In 1995 when he was about to be released, he was asked by Prime Minister and Defense Minister Yitzhak Rabin to serve as an IDF attaché in Washington, during the period of contacts and talks on an agreement with the Syrians, and served there for about three years.

== After military service ==
In 1998 Yair was released and became involved in social and educational activities, he serves as chairman, on a purely voluntary basis, of a number of associations that operate in these areas. Yair serves as chairman of the organisation that operates rehab facilities from drugs and alcohol in Ilanot and Hartuv, he is the chairman "After Me!" – Youth Leads a Change, a social educational movement which prepares thousands of youth and young people from the geographical and social periphery for significant service in the IDF and leadership positions in the community.

Since 1982, while still in active service, Yair helped establish and promote the "Association for the Advancement of Education in Jaffa" in the most difficult area of mixed Jaffa, and he continues this activity to this day. Yair, served for seven years as chairman of the board of directors of Hadassah Youth.

Today Yair is the chair of "Yahad – United for Israel's Soldiers" after merging the Association for the Welfare of Israel's Soldiers and the LIBI Foundation into one organisation, in 2015. Upon taking office, he made a number of significant changes, first and foremost stating that 100% of all donations will go to the soldiers. He stated that the soldier at the center is the organisations primary goal, the organisation's expenses were significantly reduced and the number of volunteers for the organisation increased.

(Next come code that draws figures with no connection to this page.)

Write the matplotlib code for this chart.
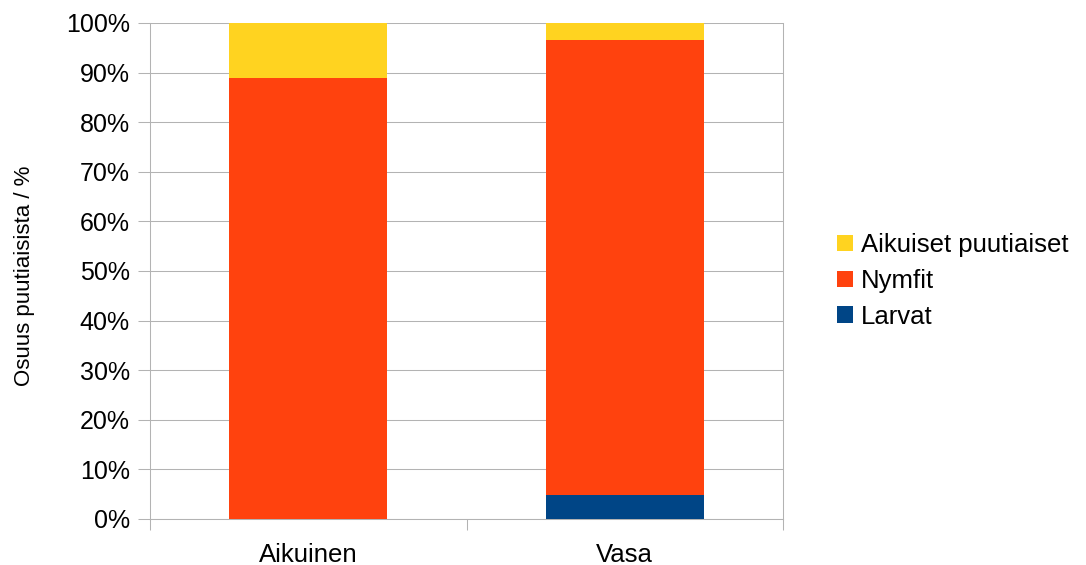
import numpy as np
import matplotlib
matplotlib.use("Agg")
import matplotlib.pyplot as plt
from matplotlib.ticker import FixedLocator, PercentFormatter

plt.rcParams['font.family'] = ['Liberation Sans', 'DejaVu Sans']

# data (percent of ticks per host group)
categories = ["Aikuinen", "Vasa"]
larvat = [0.0, 4.9]
nymfit = [89.0, 91.7]
aikuiset = [11.0, 3.4]

series_names = ["Larvat", "Nymfit", "Aikuiset puutiaiset"]
colors = ["#004586", "#ff420e", "#ffd320"]
grid_col = "#b3b3b3"

fig = plt.figure(figsize=(10.86, 5.65), dpi=100)
ax = fig.add_axes([150 / 1086, 1 - 519 / 565, 633 / 1086, 496 / 565])

x = np.arange(len(categories))
bottom = np.zeros(len(categories))
handles = []
for vals, name, col in zip([larvat, nymfit, aikuiset], series_names, colors):
    b = ax.bar(x, vals, 0.5, bottom=bottom, color=col, label=name, zorder=3)
    handles.append(b)
    bottom += np.array(vals)

ax.set_xlim(-0.5, 1.5)
ax.set_ylim(0, 100)
ax.set_yticks(np.arange(0, 101, 10))
ax.yaxis.set_major_formatter(PercentFormatter(decimals=0))
ax.grid(axis='y', color=grid_col, lw=0.75, zorder=0)

ax.set_xticks(x)
ax.set_xticklabels(categories)
ax.xaxis.set_minor_locator(FixedLocator([-0.5, 0.5, 1.5]))
ax.tick_params(axis='x', which='major', length=0, pad=17, labelsize=18.5)
ax.tick_params(axis='x', which='minor', length=8, width=0.75, color=grid_col)
ax.tick_params(axis='y', length=8.5, width=0.75, color=grid_col, labelsize=18, pad=6)

for s in ax.spines.values():
    s.set_color(grid_col)
    s.set_linewidth(0.75)
ax.spines['top'].set_visible(False)

ax.set_ylabel("Osuus puutiaisista / %", fontsize=16)
ax.yaxis.set_label_coords(-0.182, 0.49)

leg = ax.legend(handles[::-1], series_names[::-1], loc='center left',
                bbox_to_anchor=(1.085, 0.48), frameon=False, fontsize=18.5,
                handlelength=0.62, handleheight=0.62, handletextpad=0.33,
                labelspacing=0.46, borderpad=0, borderaxespad=0)

fig.savefig("out.png", dpi=100)
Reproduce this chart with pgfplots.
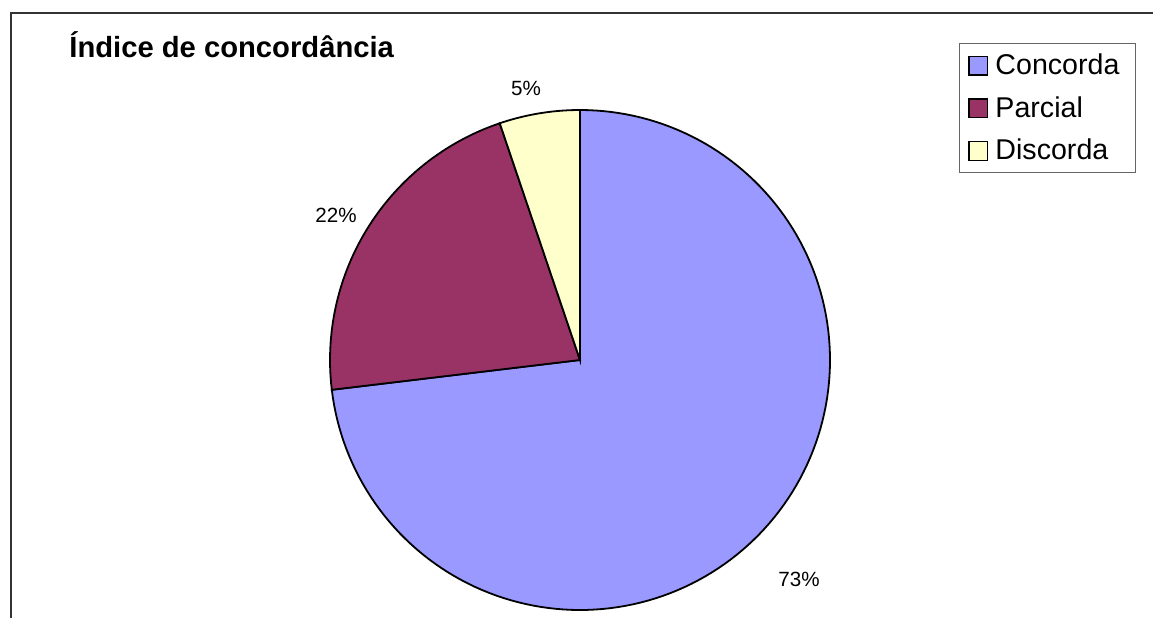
\documentclass[border=0pt]{standalone}
\usepackage{pgfplots}
\usepackage{pgfplotstable}
\pgfplotsset{compat=1.18}
\usepackage{fontspec}
\setmainfont{Liberation Sans}
\definecolor{cConc}{HTML}{9999FF}
\definecolor{cParc}{HTML}{993366}
\definecolor{cDisc}{HTML}{FFFFCC}
\pgfplotstableread{
label value
Concorda 73.1
Parcial 21.7
Discorda 5.2
}\piedata
\pgfplotstablegetelem{0}{value}\of\piedata \let\vA\pgfplotsretval
\pgfplotstablegetelem{1}{value}\of\piedata \let\vB\pgfplotsretval
\pgfplotstablegetelem{2}{value}\of\piedata \let\vC\pgfplotsretval
\pgfmathsetmacro\tot{\vA+\vB+\vC}
\pgfmathsetmacro\aA{90-360*(\vA/\tot)}
\pgfmathsetmacro\aB{\aA-360*(\vB/\tot)}
\pgfmathsetmacro\aC{\aB-360*(\vC/\tot)}
\def\cx{580}
\def\cy{258}
\def\rr{250}
\begin{document}
\begin{tikzpicture}
\useasboundingbox (0,0) rectangle (577pt,309pt);
\begin{axis}[
  at={(0,0)}, anchor=south west,
  scale only axis, width=577pt, height=309pt,
  xmin=0, xmax=1154, ymin=0, ymax=618,
  hide axis, clip=false,
  legend style={at={(rel axis cs:0.831,0.930)}, anchor=north west,
    draw=black!60, line width=0.5pt,
    font=\fontsize{14.3}{16}\selectfont,
    row sep=7.5pt, inner xsep=4.5pt, inner ysep=4pt,
    nodes={inner xsep=3.5pt, inner ysep=1pt}},
  legend cell align=left,
  legend image code/.code={\draw[#1, line width=0.6pt] (0pt,-4.7pt) rectangle (9.4pt,4.7pt);},
]
\addplot[fill=cConc, draw=black, line width=0.9pt, domain=\aA:90, samples=150, variable=\t]
  ({\cx+\rr*cos(\t)}, {\cy+\rr*sin(\t)}) -- (axis cs:\cx,\cy) -- cycle;
\addlegendentry{Concorda}
\addplot[fill=cParc, draw=black, line width=0.9pt, domain=\aB:\aA, samples=60, variable=\t]
  ({\cx+\rr*cos(\t)}, {\cy+\rr*sin(\t)}) -- (axis cs:\cx,\cy) -- cycle;
\addlegendentry{Parcial}
\addplot[fill=cDisc, draw=black, line width=0.9pt, domain=\aC:\aB, samples=20, variable=\t]
  ({\cx+\rr*cos(\t)}, {\cy+\rr*sin(\t)}) -- (axis cs:\cx,\cy) -- cycle;
\addlegendentry{Discorda}
\draw[black!80, line width=0.8pt] (axis cs:11,0) -- (axis cs:11,605) -- (axis cs:1153,605);
\node[anchor=base west, inner sep=0pt, font=\fontsize{14.6}{17}\selectfont\bfseries] at (axis cs:69,561) {Índice de concordância};
\node[font=\fontsize{10.3}{12}\selectfont] at (axis cs:526,530) {5\%};
\node[font=\fontsize{10.3}{12}\selectfont] at (axis cs:336,403) {22\%};
\node[font=\fontsize{10.3}{12}\selectfont] at (axis cs:799,39) {73\%};
\end{axis}
\end{tikzpicture}
\end{document}
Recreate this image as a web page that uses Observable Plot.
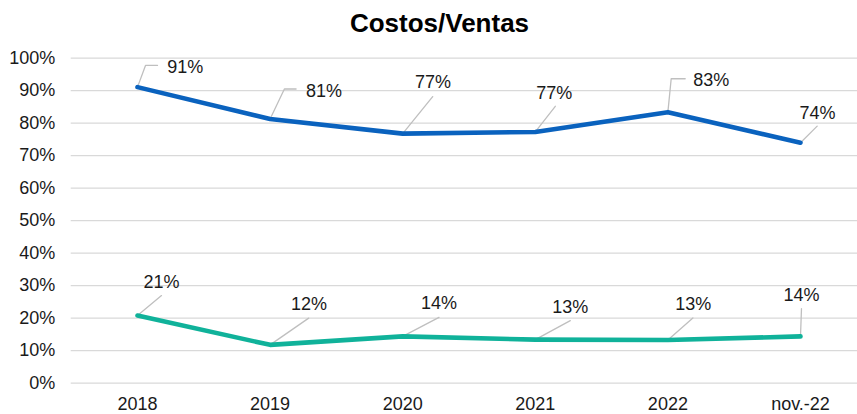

Since 2009 he has been leading a unique leadership program – the Rabin Program at the IDC Herzliya. The program is unique in academia, bringing together outstanding students from the various schools of the Interdisciplinary Centre, for an annual program. The course, taught by Yair himself, is called "Practical Leadership," which expresses the unique concept of leadership that Yair developed about 40 years ago and which he teaches in the IDF and various civilian bodies. It combines various lectures and practical experience of students, initiating and establishing social projects.

In parallel with his volunteer activities in the various associations, Yair works and is active in the business field. Yair served and still is chairman and a strategic consultant to companies and business ventures in various fields. Among other things, the infrastructure company that built the Krayot bypass highway, Yagur Junction and the Jezreel Valley railway, the Supergum company, high-tech companies, agricultural development, building ventures and other companies. Since 2003, he serves as a strategic advisor to one of the largest law firms in the United States with the help of a team of experts he has assembled.

Yair holds a bachelor's degree in psychology from Bar-Ilan University.

In 2009 he joined the faculty of the School of Government, Diplomacy and Strategy at IDC Herzliya.

In 2022 Yair was honored as one of the torchbearers in the national Israeli Independence Day ceremony.

== Public Committees ==

- The head of the committee, along with Professor Asa Kasher, for writing the code of ethics "IDF spirit".
- The Committee for the Investigation of the Events of Joseph's Tomb in Nablus.
- Committee for the Investigation of the Events of Mount Ebal – 2000
- Committee for Determining Eligibility for Compensation for Captive Persons – 2001
- Committee for the Study of Combat and the Production of Lessons and Conclusions in the 91st Division, during the Second Lebanon War – 2006
- The Committee for the Examination of the Behavior of IDF Commanders in the Second Lebanon War, based on IDF values.

== Personal life ==
Yair lives in Hod HaSharon, is married to Edna, a father of four children and a grandfather of 13 grandchildren.

In 1990 he lost his daughter, Captain Shlomit Yair, who was the operations officer of the 113 Apache Squadron and was killed in a plane crash with four of her fellow pilots.